- Data provided -

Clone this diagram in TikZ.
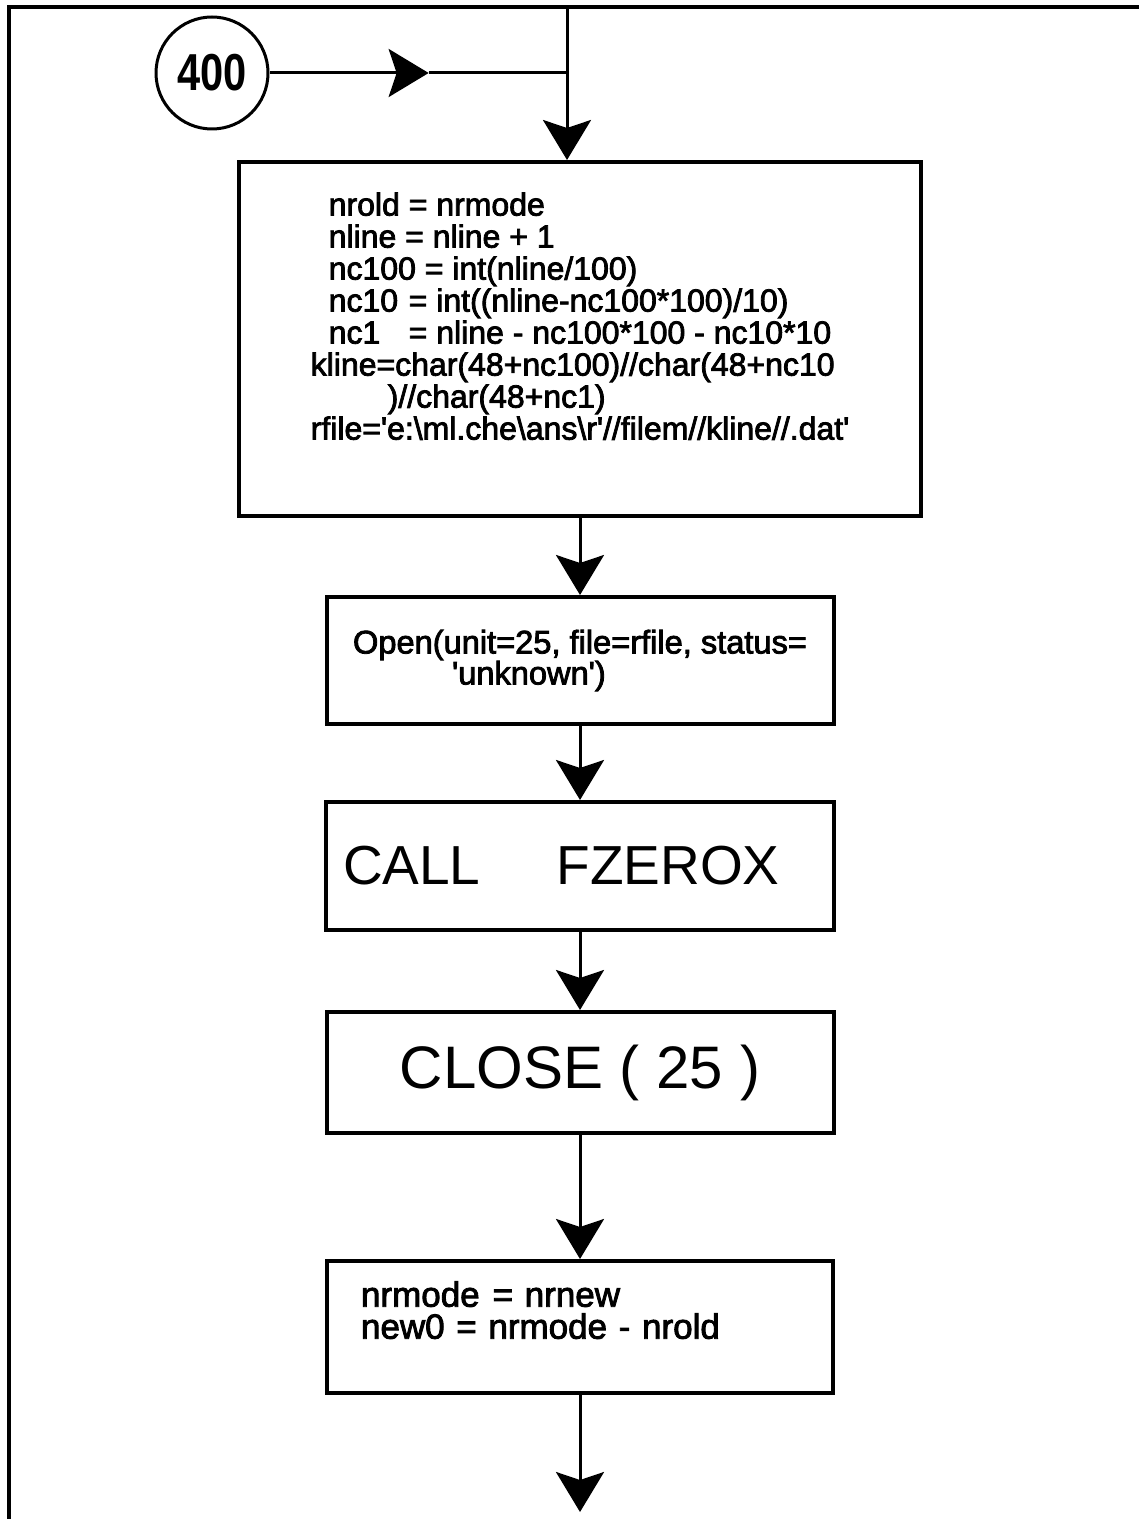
\documentclass[tikz,border=0pt]{standalone}
\usepackage{fontspec}
\setmainfont{Liberation Sans}
\newfontfamily\codefont{Liberation Sans}[FakeBold=2.5]
\usepackage{graphicx}
\usetikzlibrary{positioning,arrows.meta,calc}
\tikzset{
  stepbox/.style  = {draw, line width=2pt, align=left, inner sep=0pt,
                     font=\codefont\fontsize{16}{16}\selectfont},
  bigbox/.style   = {draw, line width=2pt, align=center, inner sep=0pt,
                     font=\fontsize{30}{30}\selectfont},
  conn/.style     = {circle, draw, line width=1.5pt, minimum size=56pt, inner sep=0pt,
                     font=\fontsize{26}{26}\bfseries},
  arrow/.style    = {-{Stealth[length=20pt, width=24pt, inset=4pt]}, line width=1.5pt},
  flowline/.style = {line width=1.5pt},
  frame/.style    = {line width=2pt},
}

\begin{document}
\begin{tikzpicture}[x=0.5pt, y=-0.5pt]
  \useasboundingbox (0,0) rectangle (1139,1519);
  % page frame (incoming lines)
  \draw[frame] (9,1519) -- (9,7) -- (1139,7);
  \coordinate (entry) at (567,7);

  \node[conn] (c400) at (212,73) {\scalebox{0.8}[1]{400}};
  \node[stepbox, minimum width=341pt, minimum height=177pt] (init) at (580,339)
    {\hspace*{9pt}nrold = nrmode\\
     \hspace*{9pt}nline = nline + 1\\
     \hspace*{9pt}nc100 = int(nline/100)\\
     \hspace*{9pt}\makebox[40pt][l]{nc10}= int((nline-nc100*100)/10)\\
     \hspace*{9pt}\makebox[40pt][l]{nc1}= nline - nc100*100 - nc10*10\\
     kline=char(48+nc100)//char(48+nc10\\
     \hspace*{38.5pt})//char(48+nc1)\\
     rfile=\textquotesingle e:\textbackslash ml.che\textbackslash ans\textbackslash r\textquotesingle //filem//kline//.dat\textquotesingle\\[7pt]\mbox{}};
  \node[stepbox, minimum width=253.5pt, minimum height=63.5pt, below=38.5pt of init,
        font=\codefont\fontsize{16.3}{15.5}\selectfont] (openf)
    {Open(unit=25, file=rfile, status=\\
     \hspace*{49.5pt}\textquotesingle unknown\textquotesingle)};
  \node[bigbox, minimum width=254pt, minimum height=64pt, below=37pt of openf,
        align=left, text width=237pt, font=\fontsize{27.5}{30}\selectfont] (callf)
    {CALL\hspace{38pt}FZEROX};
  \node[bigbox, minimum width=253.5pt, minimum height=60.5pt, below=39pt of callf] (closef)
    {CLOSE ( 25 )};
  \node[stepbox, minimum width=253pt, minimum height=66pt, below=62pt of closef,
        text width=219pt, font=\codefont\fontsize{17.5}{16}\selectfont] (update)
    {nrmode\hspace{6.5pt}= nrnew\\
     new0 = nrmode - nrold\\[1pt]\mbox{}};
  \coordinate[below=58.5pt of update] (exit);

  \coordinate (join) at (entry |- c400);
  \coordinate (midtip) at ($(c400.east)!0.535!(join)$);
  \draw[arrow] (c400.east) -- (midtip);
  \draw[flowline] (midtip) -- (join);
  \draw[arrow] (entry) -- (entry |- init.north);
  \draw[arrow] (init) -- (openf);
  \draw[arrow] (openf) -- (callf);
  \draw[arrow] (callf) -- (closef);
  \draw[arrow] (closef) -- (update);
  \draw[arrow] (update) -- (exit);
\end{tikzpicture}
\end{document}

- Exercise goal -
Go through the listing above and quote it exactly, apart from its images.

- Solution for this problem -
Clone this diagram in TikZ.
\documentclass[tikz,border=0pt]{standalone}
\usepackage{fontspec}
\setmainfont{Liberation Sans}
\newfontfamily\codefont{Liberation Sans}[FakeBold=2.5]
\usepackage{graphicx}
\usetikzlibrary{positioning,arrows.meta,calc}
\tikzset{
  stepbox/.style  = {draw, line width=2pt, align=left, inner sep=0pt,
                     font=\codefont\fontsize{16}{16}\selectfont},
  bigbox/.style   = {draw, line width=2pt, align=center, inner sep=0pt,
                     font=\fontsize{30}{30}\selectfont},
  conn/.style     = {circle, draw, line width=1.5pt, minimum size=56pt, inner sep=0pt,
                     font=\fontsize{26}{26}\bfseries},
  arrow/.style    = {-{Stealth[length=20pt, width=24pt, inset=4pt]}, line width=1.5pt},
  flowline/.style = {line width=1.5pt},
  frame/.style    = {line width=2pt},
}

\begin{document}
\begin{tikzpicture}[x=0.5pt, y=-0.5pt]
  \useasboundingbox (0,0) rectangle (1139,1519);
  % page frame (incoming lines)
  \draw[frame] (9,1519) -- (9,7) -- (1139,7);
  \coordinate (entry) at (567,7);

  \node[conn] (c400) at (212,73) {\scalebox{0.8}[1]{400}};
  \node[stepbox, minimum width=341pt, minimum height=177pt] (init) at (580,339)
    {\hspace*{9pt}nrold = nrmode\\
     \hspace*{9pt}nline = nline + 1\\
     \hspace*{9pt}nc100 = int(nline/100)\\
     \hspace*{9pt}\makebox[40pt][l]{nc10}= int((nline-nc100*100)/10)\\
     \hspace*{9pt}\makebox[40pt][l]{nc1}= nline - nc100*100 - nc10*10\\
     kline=char(48+nc100)//char(48+nc10\\
     \hspace*{38.5pt})//char(48+nc1)\\
     rfile=\textquotesingle e:\textbackslash ml.che\textbackslash ans\textbackslash r\textquotesingle //filem//kline//.dat\textquotesingle\\[7pt]\mbox{}};
  \node[stepbox, minimum width=253.5pt, minimum height=63.5pt, below=38.5pt of init,
        font=\codefont\fontsize{16.3}{15.5}\selectfont] (openf)
    {Open(unit=25, file=rfile, status=\\
     \hspace*{49.5pt}\textquotesingle unknown\textquotesingle)};
  \node[bigbox, minimum width=254pt, minimum height=64pt, below=37pt of openf,
        align=left, text width=237pt, font=\fontsize{27.5}{30}\selectfont] (callf)
    {CALL\hspace{38pt}FZEROX};
  \node[bigbox, minimum width=253.5pt, minimum height=60.5pt, below=39pt of callf] (closef)
    {CLOSE ( 25 )};
  \node[stepbox, minimum width=253pt, minimum height=66pt, below=62pt of closef,
        text width=219pt, font=\codefont\fontsize{17.5}{16}\selectfont] (update)
    {nrmode\hspace{6.5pt}= nrnew\\
     new0 = nrmode - nrold\\[1pt]\mbox{}};
  \coordinate[below=58.5pt of update] (exit);

  \coordinate (join) at (entry |- c400);
  \coordinate (midtip) at ($(c400.east)!0.535!(join)$);
  \draw[arrow] (c400.east) -- (midtip);
  \draw[flowline] (midtip) -- (join);
  \draw[arrow] (entry) -- (entry |- init.north);
  \draw[arrow] (init) -- (openf);
  \draw[arrow] (openf) -- (callf);
  \draw[arrow] (callf) -- (closef);
  \draw[arrow] (closef) -- (update);
  \draw[arrow] (update) -- (exit);
\end{tikzpicture}
\end{document}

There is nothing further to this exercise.